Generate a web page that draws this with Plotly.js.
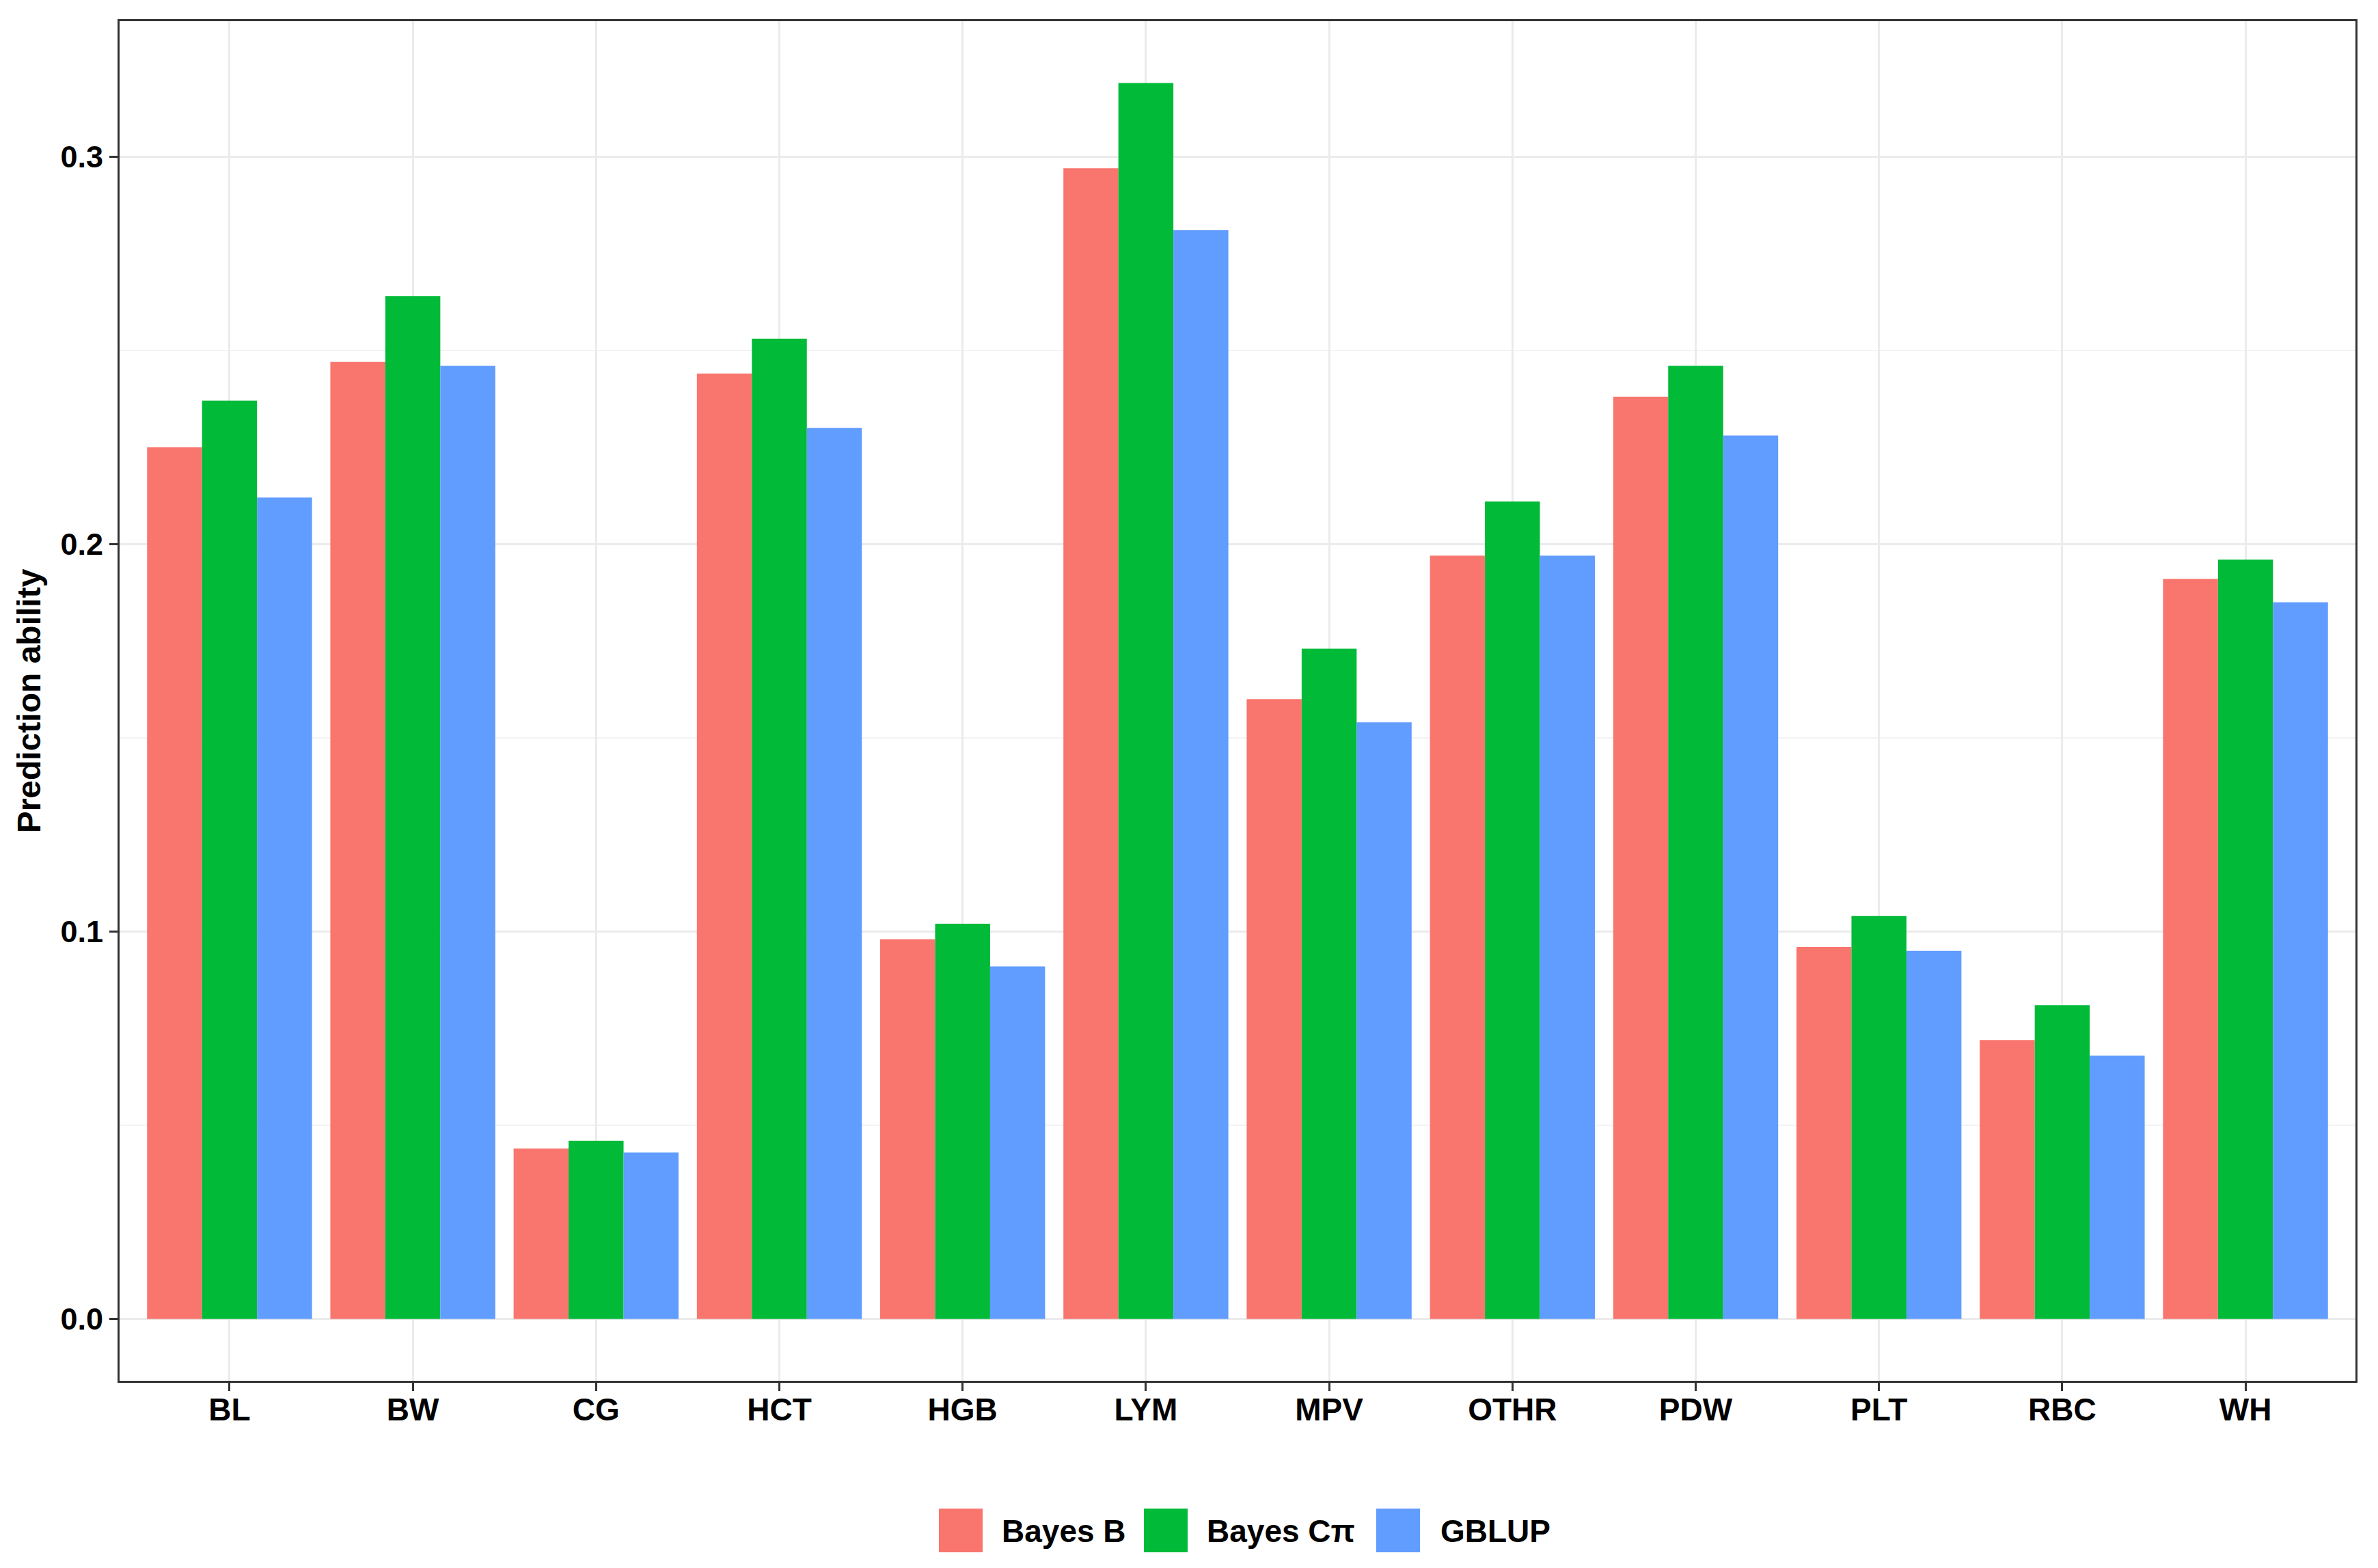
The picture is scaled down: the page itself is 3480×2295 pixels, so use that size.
<!DOCTYPE html>
<html>
<head>
<meta charset="utf-8">
<script src="https://cdn.plot.ly/plotly-3.0.1.min.js"></script>
<style>html,body{margin:0;padding:0;background:#fff;}#chart{width:3480px;height:2295px;}</style>
</head>
<body>
<div id="chart"></div>
<script>
// ---- data ----
const traits = ["BL","BW","CG","HCT","HGB","LYM","MPV","OTHR","PDW","PLT","RBC","WH"];
const methodNames = ["Bayes B","Bayes C\u03c0","GBLUP"];
const bayesB   = [0.225,0.247,0.044,0.244,0.098,0.297,0.160,0.197,0.238,0.096,0.072,0.191];
const bayesCpi = [0.237,0.264,0.046,0.253,0.102,0.319,0.173,0.211,0.246,0.104,0.081,0.196];
const gblup    = [0.212,0.246,0.043,0.230,0.091,0.281,0.154,0.197,0.228,0.095,0.068,0.185];
const yTickVals = [0.0,0.1,0.2,0.3];
const yTickText = ["0.0","0.1","0.2","0.3"];
const colors = ["#F8766D","#00BA38","#619CFF"];

// ---- layout geometry ----
const W = 3480, H = 2295;
const M = {l:175, r:33, t:31, b:274};
const plotW = W - M.l - M.r, plotH = H - M.t - M.b;
const px2x = p => (p - M.l) / plotW;
const py2y = p => (H - M.b - p) / plotH;

const series = [bayesB, bayesCpi, gblup];
const traces = series.map((vals, i) => ({
  type: "bar",
  x: traits,
  y: vals,
  name: methodNames[i],
  marker: {color: colors[i], line: {width: 0}},
  showlegend: false,
  hoverinfo: "x+y+name"
}));

const yMax = Math.max(...bayesB, ...bayesCpi, ...gblup);
const pad = yMax * 0.05;

const font = {family: "Liberation Sans, Arial, sans-serif", color: "#000000"};

// custom legend (large keys like ggplot)
const keyX = [1374, 1674, 2014];
const textX = [1464, 1764, 2106];
const keyW = 64, keyTop = 2208, keyBot = 2272, textY = 2241;
const shapes = [], annotations = [];
methodNames.forEach((nm, i) => {
  shapes.push({type: "rect", xref: "paper", yref: "paper",
    x0: px2x(keyX[i]), x1: px2x(keyX[i] + keyW),
    y0: py2y(keyBot), y1: py2y(keyTop),
    fillcolor: colors[i], line: {width: 0}});
  annotations.push({xref: "paper", yref: "paper",
    x: px2x(textX[i]), y: py2y(textY), xanchor: "left", yanchor: "middle",
    text: "<b>" + nm + "</b>", showarrow: false,
    font: Object.assign({}, font, {size: 46})});
});

const layout = {
  width: W, height: H,
  margin: M,
  paper_bgcolor: "#ffffff",
  plot_bgcolor: "#ffffff",
  barmode: "group",
  bargap: 0.1,
  bargroupgap: 0,
  showlegend: false,
  font: font,
  xaxis: {
    type: "category",
    range: [-0.6, traits.length - 1 + 0.6],
    showgrid: true, gridcolor: "#EBEBEB", gridwidth: 3,
    showline: true, linecolor: "#333333", linewidth: 3, mirror: true,
    ticks: "outside", ticklen: 12, tickwidth: 3, tickcolor: "#333333",
    ticklabelstandoff: -12,
    tickfont: Object.assign({}, font, {size: 46, weight: "bold"}),
    zeroline: false
  },
  yaxis: {
    range: [-pad, yMax + pad],
    tickvals: yTickVals, ticktext: yTickText,
    showgrid: true, gridcolor: "#EBEBEB", gridwidth: 3,
    minor: {dtick: 0.05, tick0: 0, showgrid: true, gridcolor: "#F3F3F3", gridwidth: 1.5, ticks: ""},
    showline: true, linecolor: "#333333", linewidth: 3, mirror: true,
    ticks: "outside", ticklen: 12, tickwidth: 3, tickcolor: "#333333",
    tickfont: Object.assign({}, font, {size: 45, weight: "bold"}),
    zeroline: false,
    title: {text: "<b>Prediction ability</b>", font: Object.assign({}, font, {size: 48}), standoff: 14}
  },
  shapes: shapes,
  annotations: annotations
};

Plotly.newPlot("chart", traces, layout, {staticPlot: true, displayModeBar: false});
</script>
</body>
</html>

Objective
Reproduce the material above verbatim; omit every picture.

Problem solution
Generate a web page that draws this with Plotly.js.
The picture is scaled down: the page itself is 3480×2295 pixels, so use that size.
<!DOCTYPE html>
<html>
<head>
<meta charset="utf-8">
<script src="https://cdn.plot.ly/plotly-3.0.1.min.js"></script>
<style>html,body{margin:0;padding:0;background:#fff;}#chart{width:3480px;height:2295px;}</style>
</head>
<body>
<div id="chart"></div>
<script>
// ---- data ----
const traits = ["BL","BW","CG","HCT","HGB","LYM","MPV","OTHR","PDW","PLT","RBC","WH"];
const methodNames = ["Bayes B","Bayes C\u03c0","GBLUP"];
const bayesB   = [0.225,0.247,0.044,0.244,0.098,0.297,0.160,0.197,0.238,0.096,0.072,0.191];
const bayesCpi = [0.237,0.264,0.046,0.253,0.102,0.319,0.173,0.211,0.246,0.104,0.081,0.196];
const gblup    = [0.212,0.246,0.043,0.230,0.091,0.281,0.154,0.197,0.228,0.095,0.068,0.185];
const yTickVals = [0.0,0.1,0.2,0.3];
const yTickText = ["0.0","0.1","0.2","0.3"];
const colors = ["#F8766D","#00BA38","#619CFF"];

// ---- layout geometry ----
const W = 3480, H = 2295;
const M = {l:175, r:33, t:31, b:274};
const plotW = W - M.l - M.r, plotH = H - M.t - M.b;
const px2x = p => (p - M.l) / plotW;
const py2y = p => (H - M.b - p) / plotH;

const series = [bayesB, bayesCpi, gblup];
const traces = series.map((vals, i) => ({
  type: "bar",
  x: traits,
  y: vals,
  name: methodNames[i],
  marker: {color: colors[i], line: {width: 0}},
  showlegend: false,
  hoverinfo: "x+y+name"
}));

const yMax = Math.max(...bayesB, ...bayesCpi, ...gblup);
const pad = yMax * 0.05;

const font = {family: "Liberation Sans, Arial, sans-serif", color: "#000000"};

// custom legend (large keys like ggplot)
const keyX = [1374, 1674, 2014];
const textX = [1464, 1764, 2106];
const keyW = 64, keyTop = 2208, keyBot = 2272, textY = 2241;
const shapes = [], annotations = [];
methodNames.forEach((nm, i) => {
  shapes.push({type: "rect", xref: "paper", yref: "paper",
    x0: px2x(keyX[i]), x1: px2x(keyX[i] + keyW),
    y0: py2y(keyBot), y1: py2y(keyTop),
    fillcolor: colors[i], line: {width: 0}});
  annotations.push({xref: "paper", yref: "paper",
    x: px2x(textX[i]), y: py2y(textY), xanchor: "left", yanchor: "middle",
    text: "<b>" + nm + "</b>", showarrow: false,
    font: Object.assign({}, font, {size: 46})});
});

const layout = {
  width: W, height: H,
  margin: M,
  paper_bgcolor: "#ffffff",
  plot_bgcolor: "#ffffff",
  barmode: "group",
  bargap: 0.1,
  bargroupgap: 0,
  showlegend: false,
  font: font,
  xaxis: {
    type: "category",
    range: [-0.6, traits.length - 1 + 0.6],
    showgrid: true, gridcolor: "#EBEBEB", gridwidth: 3,
    showline: true, linecolor: "#333333", linewidth: 3, mirror: true,
    ticks: "outside", ticklen: 12, tickwidth: 3, tickcolor: "#333333",
    ticklabelstandoff: -12,
    tickfont: Object.assign({}, font, {size: 46, weight: "bold"}),
    zeroline: false
  },
  yaxis: {
    range: [-pad, yMax + pad],
    tickvals: yTickVals, ticktext: yTickText,
    showgrid: true, gridcolor: "#EBEBEB", gridwidth: 3,
    minor: {dtick: 0.05, tick0: 0, showgrid: true, gridcolor: "#F3F3F3", gridwidth: 1.5, ticks: ""},
    showline: true, linecolor: "#333333", linewidth: 3, mirror: true,
    ticks: "outside", ticklen: 12, tickwidth: 3, tickcolor: "#333333",
    tickfont: Object.assign({}, font, {size: 45, weight: "bold"}),
    zeroline: false,
    title: {text: "<b>Prediction ability</b>", font: Object.assign({}, font, {size: 48}), standoff: 14}
  },
  shapes: shapes,
  annotations: annotations
};

Plotly.newPlot("chart", traces, layout, {staticPlot: true, displayModeBar: false});
</script>
</body>
</html>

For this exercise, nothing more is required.